*Set exercise*: Retype exactly the lines from the first one through the line with "(0,0) rectangle (1094,657);", including both ends; skip any pictures.

*Raw data*:
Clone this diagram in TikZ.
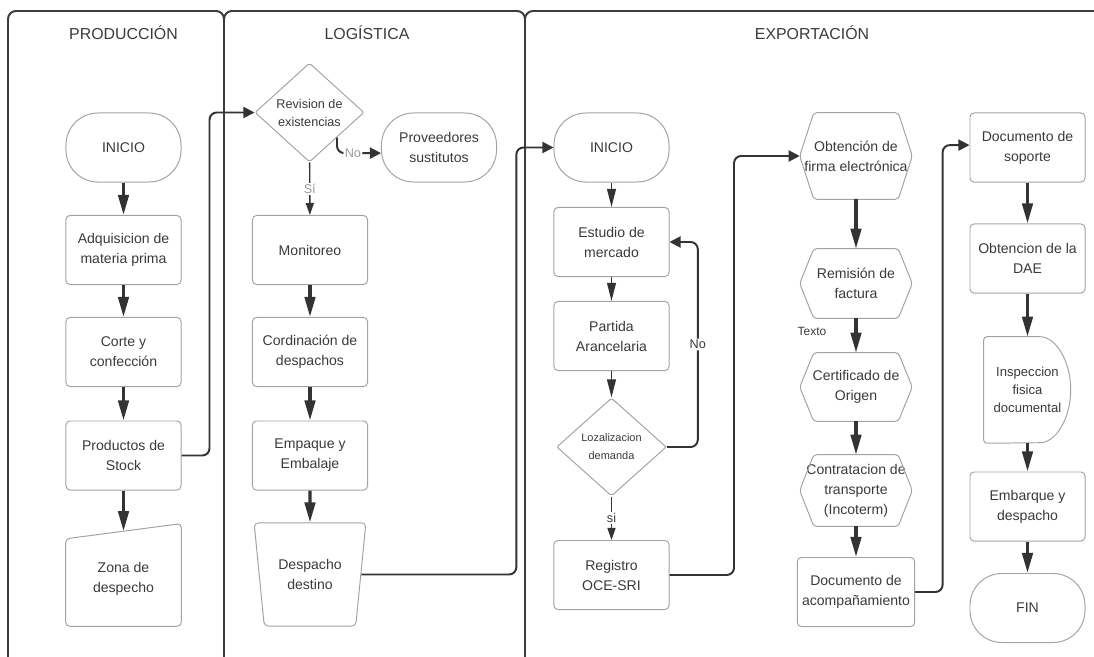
\documentclass[tikz,border=0pt]{standalone}
\usepackage{fontspec}
\setmainfont{Liberation Sans}
\usepackage{xcolor}
\usepackage{tikz}
\usetikzlibrary{shapes.geometric, arrows.meta}
\definecolor{lanegray}{HTML}{3C3C3C}
\definecolor{boxgray}{HTML}{A3A3A3}
\definecolor{inkgray}{HTML}{3A3A3A}
\definecolor{arrowgray}{HTML}{333333}
\definecolor{labelgray}{HTML}{9A9A9A}

\tikzset{
    lane/.style={draw=lanegray, line width=1.4pt, rounded corners=0.2cm},
    lanetitle/.style={text=inkgray, font=\fontsize{11.3}{13}\selectfont},
    procbox/.style={rectangle, draw=boxgray, line width=0.7pt, rounded corners=0.1cm, minimum width=2.875cm, minimum height=1.725cm, align=center, text=inkgray, font=\fontsize{10}{14.2}\selectfont},
    termbox/.style={procbox, rounded corners=0.8cm},
    decbox/.style={diamond, draw=boxgray, line width=0.7pt, rounded corners=0.05cm, inner sep=0pt, align=center, text=inkgray, font=\fontsize{9}{12.8}\selectfont},
    shapebox/.style={rectangle, inner sep=0pt, minimum width=2.8cm, align=center, text=inkgray, font=\fontsize{10}{14.2}\selectfont},
    outline/.style={draw=boxgray, line width=0.7pt, rounded corners=0.08cm},
    flow/.style={draw=arrowgray, line width=2.3pt, -{Triangle[width=0.26cm, length=0.5cm]}},
    thinflow/.style={draw=arrowgray, line width=1pt, -{Triangle[width=0.22cm, length=0.45cm]}},
    answerflow/.style={draw=arrowgray, line width=1pt, -{Triangle[width=0.2cm, length=0.3cm]}},
    conn/.style={draw=arrowgray, line width=1.4pt, rounded corners=0.18cm, -{Triangle[width=0.28cm, length=0.28cm]}},
    answer/.style={fill=white, inner sep=1pt, text=inkgray, font=\fontsize{9}{10}\selectfont},
}

\begin{document}
\begin{tikzpicture}[x=0.025cm, y=-0.025cm]
    \useasboundingbox (0,0) rectangle (1094,657);

    % Lanes
    \draw[lane] (8,657) -- (8,11) -- (224,11) -- (224,657);
    \draw[lane] (224,657) -- (224,11) -- (525,11) -- (525,657);
    \draw[lane] (525,657) -- (525,11) -- (1094,11);
    \node[lanetitle] (prodT) at (123.5,33) {PRODUCCIÓN};
    \node[lanetitle] (logT) at (367,33) {LOGÍSTICA};
    \node[lanetitle] (expT) at (812,33) {EXPORTACIÓN};

    % Produccion
    \node[termbox] (iniP) at (123.5,147.5) {INICIO};
    \node[procbox] (adq) at (123.5,250) {Adquisicion de\\materia prima};
    \node[procbox] (corte) at (123.5,352) {Corte y\\confección};
    \node[procbox] (stock) at (123.5,455.5) {Productos de\\Stock};
    \node[shapebox, minimum width=2.875cm, minimum height=2.3625cm] (zona) at (123.5,578.75) {Zona de\\despecho};
    \draw[outline, rounded corners=0.1cm] (zona.south west) -- ([yshift=-0.19cm]zona.north west) -- ([yshift=0.19cm]zona.north east) -- (zona.south east) -- cycle;

    % Logistica
    \node[decbox, minimum width=2.725cm, minimum height=2.475cm] (rev) at (309.5,112.5) {Revision de\\existencias};
    \node[termbox] (prov) at (439,147.5) {Proveedores\\sustitutos};
    \node[procbox] (mon) at (310,250) {Monitoreo};
    \node[procbox] (cord) at (310,352) {Cordinación de\\despachos};
    \node[procbox] (emp) at (310,455.5) {Empaque y\\Embalaje};
    \node[procbox, trapezium, shape border rotate=180, trapezium angle=78.5, trapezium stretches=true, minimum width=2.8cm, minimum height=2.575cm] (desp) at (310,574.5) {Despacho\\destino};

    % Exportacion
    \node[termbox] (iniE) at (611.5,147.5) {INICIO};
    \node[procbox] (est) at (611.5,242) {Estudio de\\mercado};
    \node[procbox] (part) at (611.5,336) {Partida\\Arancelaria};
    \node[decbox, font=\fontsize{7.8}{12.8}\selectfont, minimum width=2.74cm, minimum height=2.45cm] (loz) at (611.5,447) {Lozalizacion\\demanda};
    \node[procbox] (reg) at (611.5,575) {Registro\\OCE-SRI};

    \node[shapebox, minimum height=2.15cm] (firma) at (856,156) {Obtención de\\firma electrónica};
    \node[shapebox, minimum height=1.725cm] (remi) at (856,283.5) {Remisión de\\factura};
    \node[shapebox, minimum height=1.7cm] (cert) at (856,387) {Certificado de\\Origen};
    \node[shapebox, minimum height=1.775cm] (contr) at (856,490.5) {Contratacion de\\transporte\\(Incoterm)};
    \draw[outline] (firma.west) -- ([xshift=0.35cm]firma.north west) -- ([xshift=-0.35cm]firma.north east) -- (firma.east) -- ([xshift=-0.35cm]firma.south east) -- ([xshift=0.35cm]firma.south west) -- cycle;
    \draw[outline] (remi.west) -- ([xshift=0.35cm]remi.north west) -- ([xshift=-0.35cm]remi.north east) -- (remi.east) -- ([xshift=-0.35cm]remi.south east) -- ([xshift=0.35cm]remi.south west) -- cycle;
    \draw[outline] (cert.west) -- ([xshift=0.35cm]cert.north west) -- ([xshift=-0.35cm]cert.north east) -- (cert.east) -- ([xshift=-0.35cm]cert.south east) -- ([xshift=0.35cm]cert.south west) -- cycle;
    \draw[outline] (contr.west) -- ([xshift=0.35cm]contr.north west) -- ([xshift=-0.35cm]contr.north east) -- (contr.east) -- ([xshift=-0.35cm]contr.south east) -- ([xshift=0.35cm]contr.south west) -- cycle;
    \node[procbox] (acomp) at (856,592) {Documento de\\acompañamiento};
    \node[text=inkgray, font=\fontsize{8.5}{10}\selectfont] (texto) at (812,331) {Texto};

    \node[procbox] (sop) at (1027.5,147.5) {Documento de\\soporte};
    \node[procbox] (dae) at (1027.5,258.5) {Obtencion de la\\DAE};
    \node[shapebox, font=\fontsize{9.3}{13}\selectfont, minimum width=2.175cm, minimum height=2.65cm] (insp) at (1027.5,390) {Inspeccion\\fisica\\documental};
    \draw[outline] (insp.south west) -- (insp.north west) -- ++(53,0) arc[start angle=90, end angle=-90, x radius=0.85cm, y radius=1.325cm] -- cycle;
    \node[procbox] (emb) at (1027.5,506.5) {Embarque y\\despacho};
    \node[termbox] (fin) at (1027.5,608) {FIN};

    % Flow arrows
    \draw[flow] (iniP) -- (adq);
    \draw[flow] (adq) -- (corte);
    \draw[flow] (corte) -- (stock);
    \draw[flow] (stock) -- (zona);
    \draw[answerflow] (rev) -- node[answer, text=labelgray] (siL) {Sí} (mon);
    \draw[conn] (rev.south east) |- node[answer, text=labelgray, pos=0.68] (noL) {No} ([yshift=-0.14cm]prov.west);
    \draw[flow] (mon) -- (cord);
    \draw[flow] (cord) -- (emp);
    \draw[flow] (emp) -- (desp);
    \draw[thinflow] (iniE) -- (est);
    \draw[thinflow] (est) -- (part);
    \draw[thinflow] (part) -- (loz);
    \draw[answerflow] (loz) -- node[answer] (siE) {si} (reg);
    \draw[conn] (loz.east) -- ++(31,0) |- node[answer, pos=0.25] (noE) {No} (est.east);
    \draw[flow] (firma) -- (remi);
    \draw[flow] (remi) -- (cert);
    \draw[flow] (cert) -- (contr);
    \draw[flow] (contr) -- (acomp);
    \draw[flow] (sop) -- (dae);
    \draw[flow] (dae) -- (insp);
    \draw[flow] (insp) -- (emb);
    \draw[flow] (emb) -- (fin);

    % Lane connectors
    \draw[conn] (stock.east) -- ++(28,0) |- (rev.west);
    \draw[conn] (desp.east) -- ++(155,0) |- (iniE.west);
    \draw[conn] (reg.east) -- ++(64.5,0) |- (firma.west);
    \draw[conn] (acomp.east) -- ++(27.5,0) |- ([yshift=0.06cm]sop.west);
\end{tikzpicture}
\end{document}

*Task solution*:
Clone this diagram in TikZ.
\documentclass[tikz,border=0pt]{standalone}
\usepackage{fontspec}
\setmainfont{Liberation Sans}
\usepackage{xcolor}
\usepackage{tikz}
\usetikzlibrary{shapes.geometric, arrows.meta}
\definecolor{lanegray}{HTML}{3C3C3C}
\definecolor{boxgray}{HTML}{A3A3A3}
\definecolor{inkgray}{HTML}{3A3A3A}
\definecolor{arrowgray}{HTML}{333333}
\definecolor{labelgray}{HTML}{9A9A9A}

\tikzset{
    lane/.style={draw=lanegray, line width=1.4pt, rounded corners=0.2cm},
    lanetitle/.style={text=inkgray, font=\fontsize{11.3}{13}\selectfont},
    procbox/.style={rectangle, draw=boxgray, line width=0.7pt, rounded corners=0.1cm, minimum width=2.875cm, minimum height=1.725cm, align=center, text=inkgray, font=\fontsize{10}{14.2}\selectfont},
    termbox/.style={procbox, rounded corners=0.8cm},
    decbox/.style={diamond, draw=boxgray, line width=0.7pt, rounded corners=0.05cm, inner sep=0pt, align=center, text=inkgray, font=\fontsize{9}{12.8}\selectfont},
    shapebox/.style={rectangle, inner sep=0pt, minimum width=2.8cm, align=center, text=inkgray, font=\fontsize{10}{14.2}\selectfont},
    outline/.style={draw=boxgray, line width=0.7pt, rounded corners=0.08cm},
    flow/.style={draw=arrowgray, line width=2.3pt, -{Triangle[width=0.26cm, length=0.5cm]}},
    thinflow/.style={draw=arrowgray, line width=1pt, -{Triangle[width=0.22cm, length=0.45cm]}},
    answerflow/.style={draw=arrowgray, line width=1pt, -{Triangle[width=0.2cm, length=0.3cm]}},
    conn/.style={draw=arrowgray, line width=1.4pt, rounded corners=0.18cm, -{Triangle[width=0.28cm, length=0.28cm]}},
    answer/.style={fill=white, inner sep=1pt, text=inkgray, font=\fontsize{9}{10}\selectfont},
}

\begin{document}
\begin{tikzpicture}[x=0.025cm, y=-0.025cm]
    \useasboundingbox (0,0) rectangle (1094,657);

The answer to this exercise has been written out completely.